[Short problem] Please transcribe the listing below in full and word for word, without its pictures.

[Information shown]
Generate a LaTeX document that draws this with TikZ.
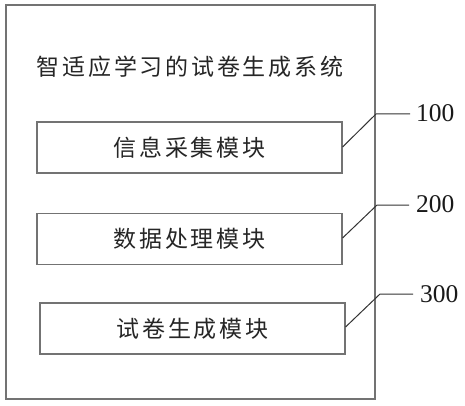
\documentclass[tikz,border=0pt]{standalone}
\usepackage{fontspec}
\setmainfont{Liberation Serif}
\newfontfamily\cjk[LetterSpace=12]{Noto Sans CJK SC}
\begin{document}
\begin{tikzpicture}[x=1pt,y=-1pt,
  frame/.style={draw=black!55,line width=1.1pt},
  modbox/.style={draw=black!55,line width=1.1pt,minimum width=305pt,minimum height=51pt,inner sep=0pt},
  cjktext/.style={font=\cjk\fontsize{23}{26}\selectfont,text=black!85,inner sep=0pt},
  leader/.style={draw=black!80,line width=1pt},
  numlabel/.style={font=\fontsize{25.5}{28}\selectfont,text=black!90,inner sep=0pt,anchor=west}]
\useasboundingbox (0,0) rectangle (465,406);
\fill[white] (0,0) rectangle (465,406);
\draw[frame] (6,5) rectangle (375,399);
\node[cjktext] (title) at (190,67) {智适应学习的试卷生成系统};
\node[modbox] (m1) at (189.5,147.5) {};
\node[modbox] (m2) at (189.5,239) {};
\node[modbox] (m3) at (192.5,328.5) {};
\node[cjktext] (t1) at (m1.center) {信息采集模块};
\node[cjktext] (t2) at (m2.center) {数据处理模块};
\node[cjktext] (t3) at (m3.center) {试卷生成模块};
\coordinate (b1) at (376,114);
\coordinate (e1) at (410,114);
\coordinate (b2) at (377,205);
\coordinate (e2) at (409,205);
\coordinate (b3) at (380,294);
\coordinate (e3) at (413,294);
\node[numlabel] (n1) at (416,113) {100};
\node[numlabel] (n2) at (416,204) {200};
\node[numlabel] (n3) at (420,294) {300};
\draw[leader] (m1.east |- 0,147) -- (b1) -- (e1);
\draw[leader] (m2.east |- 0,238) -- (b2) -- (e2);
\draw[leader] (m3.east |- 0,327) -- (b3) -- (e3);
\end{tikzpicture}
\end{document}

[The solution]
Generate a LaTeX document that draws this with TikZ.
\documentclass[tikz,border=0pt]{standalone}
\usepackage{fontspec}
\setmainfont{Liberation Serif}
\newfontfamily\cjk[LetterSpace=12]{Noto Sans CJK SC}
\begin{document}
\begin{tikzpicture}[x=1pt,y=-1pt,
  frame/.style={draw=black!55,line width=1.1pt},
  modbox/.style={draw=black!55,line width=1.1pt,minimum width=305pt,minimum height=51pt,inner sep=0pt},
  cjktext/.style={font=\cjk\fontsize{23}{26}\selectfont,text=black!85,inner sep=0pt},
  leader/.style={draw=black!80,line width=1pt},
  numlabel/.style={font=\fontsize{25.5}{28}\selectfont,text=black!90,inner sep=0pt,anchor=west}]
\useasboundingbox (0,0) rectangle (465,406);
\fill[white] (0,0) rectangle (465,406);
\draw[frame] (6,5) rectangle (375,399);
\node[cjktext] (title) at (190,67) {智适应学习的试卷生成系统};
\node[modbox] (m1) at (189.5,147.5) {};
\node[modbox] (m2) at (189.5,239) {};
\node[modbox] (m3) at (192.5,328.5) {};
\node[cjktext] (t1) at (m1.center) {信息采集模块};
\node[cjktext] (t2) at (m2.center) {数据处理模块};
\node[cjktext] (t3) at (m3.center) {试卷生成模块};
\coordinate (b1) at (376,114);
\coordinate (e1) at (410,114);
\coordinate (b2) at (377,205);
\coordinate (e2) at (409,205);
\coordinate (b3) at (380,294);
\coordinate (e3) at (413,294);
\node[numlabel] (n1) at (416,113) {100};
\node[numlabel] (n2) at (416,204) {200};
\node[numlabel] (n3) at (420,294) {300};
\draw[leader] (m1.east |- 0,147) -- (b1) -- (e1);
\draw[leader] (m2.east |- 0,238) -- (b2) -- (e2);
\draw[leader] (m3.east |- 0,327) -- (b3) -- (e3);
\end{tikzpicture}
\end{document}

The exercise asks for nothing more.